#### Problem description:
Return the listing below exactly, with the pictures dropped.

-- Start --

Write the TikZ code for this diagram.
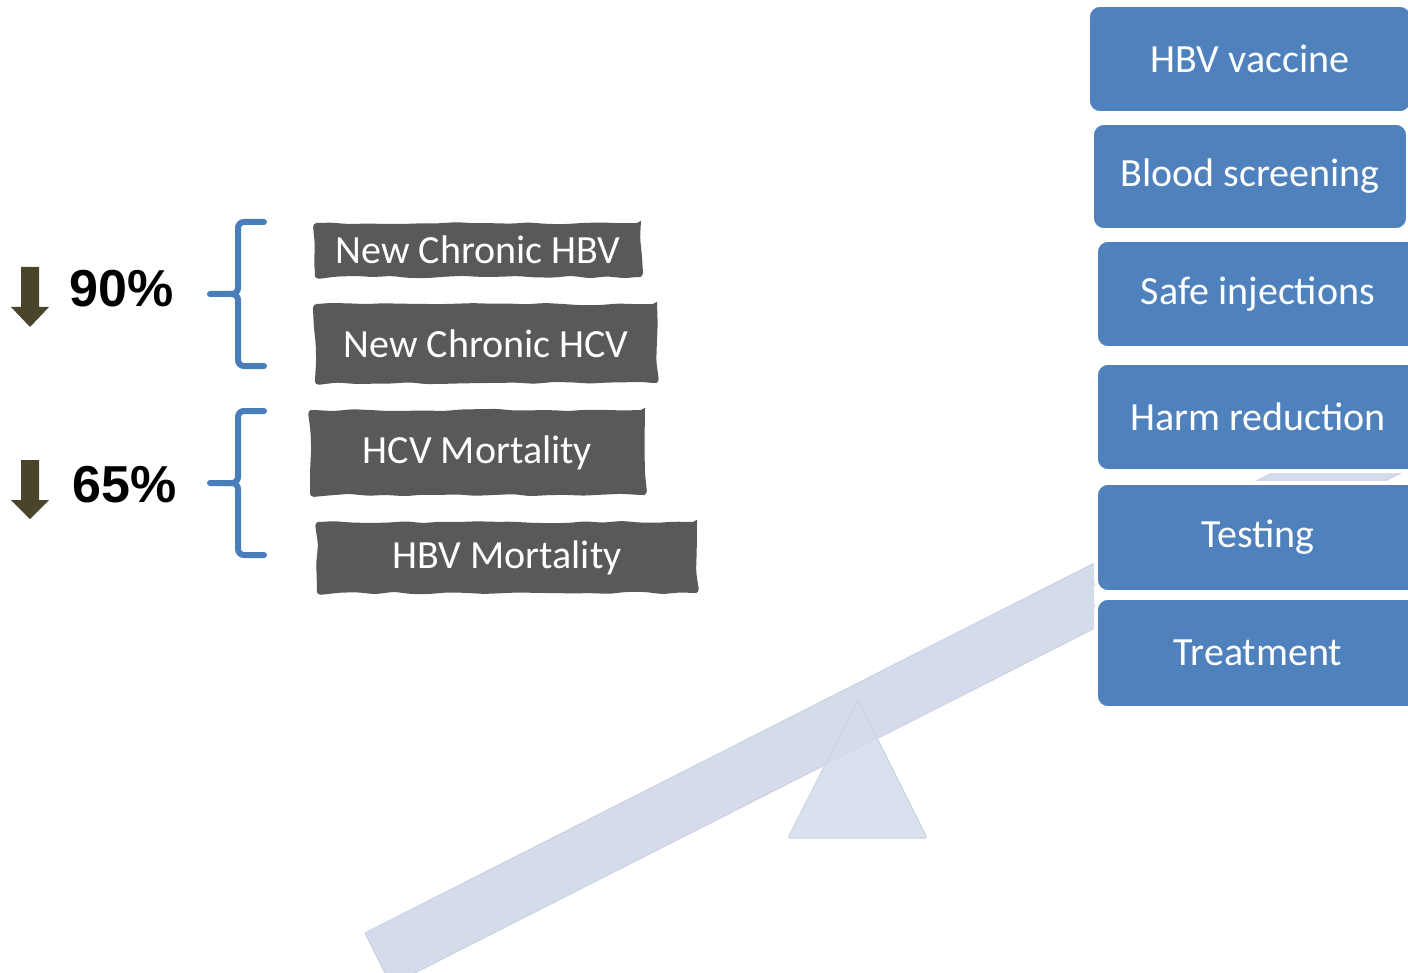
\documentclass[tikz,border=0pt]{standalone}
\usepackage{fontspec}
\setmainfont{Carlito}
\newfontfamily\pctfont{Liberation Sans}
\usetikzlibrary{decorations.pathmorphing}
\definecolor{boxblue}{HTML}{4F81BD}
\definecolor{bracecol}{HTML}{4A7EBB}
\definecolor{slate}{HTML}{595959}
\definecolor{olivedark}{HTML}{4A452A}
\definecolor{beamfill}{HTML}{D4DBEA}
\definecolor{beamedge}{HTML}{CCD4E6}
\pgfmathsetseed{7}
\begin{document}
\begin{tikzpicture}[x=0.5pt,y=-0.5pt,
  bluebox/.style={draw=white, line width=1.8pt, fill=boxblue, rounded corners=6pt,
    text=white, font=\fontsize{20}{24}\selectfont, inner sep=0pt},
  graybox/.style={fill=slate, text=white, font=\fontsize{20}{24}\selectfont, inner sep=0pt,
    decorate, decoration={random steps, segment length=9pt, amplitude=0.6pt}, rounded corners=2pt},
  pct/.style={font=\pctfont\bfseries\fontsize{26}{30}\selectfont, inner sep=0pt},
  bracket/.style={draw=bracecol, line width=3pt, line cap=round, rounded corners=3pt},
  downarrow/.style={fill=olivedark},
  seesaw/.style={fill=beamfill, draw=beamedge, line width=0.6pt, line join=round}
]
\useasboundingbox (0,0) rectangle (1408,973);

% seesaw beam and fulcrum
\path[seesaw] (365,933) -- (1420,398) -- (1446,450) -- (391,985) -- cycle;
\path[seesaw, fill opacity=0.85, rounded corners=1pt] (858,700) -- (927,838) -- (788,838) -- cycle;

% white strip behind the lower pair of boxes
\fill[white] (1094,586) rectangle (1420,604);

% interventions on the raised end
\node[bluebox, minimum width=162pt, minimum height=54pt] (vac) at (1250,59) {HBV vaccine};
\node[bluebox, minimum width=158pt, minimum height=53.5pt] (blood) at (1250,176.5) {Blood screening};
\node[bluebox, minimum width=162pt, minimum height=54pt] (inj) at (1258,294) {Safe injections};
\node[bluebox, minimum width=162pt, minimum height=54pt] (harm) at (1258,417) {Harm reduction};
\node[bluebox, minimum width=162pt, minimum height=54.5pt] (test) at (1258,537.5) {Testing};
\node[bluebox, minimum width=162pt, minimum height=55pt] (treat) at (1258,653) {Treatment};

% outcomes
\node[graybox, minimum width=163pt, minimum height=27pt] (hbvnew) at (478,250) {New Chronic HBV};
\node[graybox, minimum width=171pt, minimum height=39.5pt] (hcvnew) at (486,343.5) {New Chronic HCV};
\node[graybox, minimum width=167.5pt, minimum height=42.5pt] (hcvmort) at (477.5,452.5) {HCV Mortality};
\node[graybox, minimum width=190pt, minimum height=35.5pt] (hbvmort) at (507,557.5) {HBV Mortality};

% reduction targets
\path[downarrow] (21,267) -- (39,267) -- (39,307) -- (49,307) -- (30,327) -- (11,307) -- (21,307) -- cycle;
\node[pct] (p90) at (122,289) {90\%};
\path[downarrow] (21,460) -- (39,460) -- (39,500) -- (49,500) -- (30,519) -- (11,500) -- (21,500) -- cycle;
\node[pct] (p65) at (125,485) {65\%};

% braces grouping the outcomes
\draw[bracket] (264,222) -- (238,222) -- (238,294) -- (210,294);
\draw[bracket] (264,366) -- (238,366) -- (238,294) -- (226,294);
\draw[bracket] (264,411) -- (238,411) -- (238,483) -- (210,483);
\draw[bracket] (264,555) -- (238,555) -- (238,483) -- (226,483);
\end{tikzpicture}
\end{document}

-- End --

#### Exercise answer:
Write the TikZ code for this diagram.
\documentclass[tikz,border=0pt]{standalone}
\usepackage{fontspec}
\setmainfont{Carlito}
\newfontfamily\pctfont{Liberation Sans}
\usetikzlibrary{decorations.pathmorphing}
\definecolor{boxblue}{HTML}{4F81BD}
\definecolor{bracecol}{HTML}{4A7EBB}
\definecolor{slate}{HTML}{595959}
\definecolor{olivedark}{HTML}{4A452A}
\definecolor{beamfill}{HTML}{D4DBEA}
\definecolor{beamedge}{HTML}{CCD4E6}
\pgfmathsetseed{7}
\begin{document}
\begin{tikzpicture}[x=0.5pt,y=-0.5pt,
  bluebox/.style={draw=white, line width=1.8pt, fill=boxblue, rounded corners=6pt,
    text=white, font=\fontsize{20}{24}\selectfont, inner sep=0pt},
  graybox/.style={fill=slate, text=white, font=\fontsize{20}{24}\selectfont, inner sep=0pt,
    decorate, decoration={random steps, segment length=9pt, amplitude=0.6pt}, rounded corners=2pt},
  pct/.style={font=\pctfont\bfseries\fontsize{26}{30}\selectfont, inner sep=0pt},
  bracket/.style={draw=bracecol, line width=3pt, line cap=round, rounded corners=3pt},
  downarrow/.style={fill=olivedark},
  seesaw/.style={fill=beamfill, draw=beamedge, line width=0.6pt, line join=round}
]
\useasboundingbox (0,0) rectangle (1408,973);

% seesaw beam and fulcrum
\path[seesaw] (365,933) -- (1420,398) -- (1446,450) -- (391,985) -- cycle;
\path[seesaw, fill opacity=0.85, rounded corners=1pt] (858,700) -- (927,838) -- (788,838) -- cycle;

% white strip behind the lower pair of boxes
\fill[white] (1094,586) rectangle (1420,604);

% interventions on the raised end
\node[bluebox, minimum width=162pt, minimum height=54pt] (vac) at (1250,59) {HBV vaccine};
\node[bluebox, minimum width=158pt, minimum height=53.5pt] (blood) at (1250,176.5) {Blood screening};
\node[bluebox, minimum width=162pt, minimum height=54pt] (inj) at (1258,294) {Safe injections};
\node[bluebox, minimum width=162pt, minimum height=54pt] (harm) at (1258,417) {Harm reduction};
\node[bluebox, minimum width=162pt, minimum height=54.5pt] (test) at (1258,537.5) {Testing};
\node[bluebox, minimum width=162pt, minimum height=55pt] (treat) at (1258,653) {Treatment};

% outcomes
\node[graybox, minimum width=163pt, minimum height=27pt] (hbvnew) at (478,250) {New Chronic HBV};
\node[graybox, minimum width=171pt, minimum height=39.5pt] (hcvnew) at (486,343.5) {New Chronic HCV};
\node[graybox, minimum width=167.5pt, minimum height=42.5pt] (hcvmort) at (477.5,452.5) {HCV Mortality};
\node[graybox, minimum width=190pt, minimum height=35.5pt] (hbvmort) at (507,557.5) {HBV Mortality};

% reduction targets
\path[downarrow] (21,267) -- (39,267) -- (39,307) -- (49,307) -- (30,327) -- (11,307) -- (21,307) -- cycle;
\node[pct] (p90) at (122,289) {90\%};
\path[downarrow] (21,460) -- (39,460) -- (39,500) -- (49,500) -- (30,519) -- (11,500) -- (21,500) -- cycle;
\node[pct] (p65) at (125,485) {65\%};

% braces grouping the outcomes
\draw[bracket] (264,222) -- (238,222) -- (238,294) -- (210,294);
\draw[bracket] (264,366) -- (238,366) -- (238,294) -- (226,294);
\draw[bracket] (264,411) -- (238,411) -- (238,483) -- (210,483);
\draw[bracket] (264,555) -- (238,555) -- (238,483) -- (226,483);
\end{tikzpicture}
\end{document}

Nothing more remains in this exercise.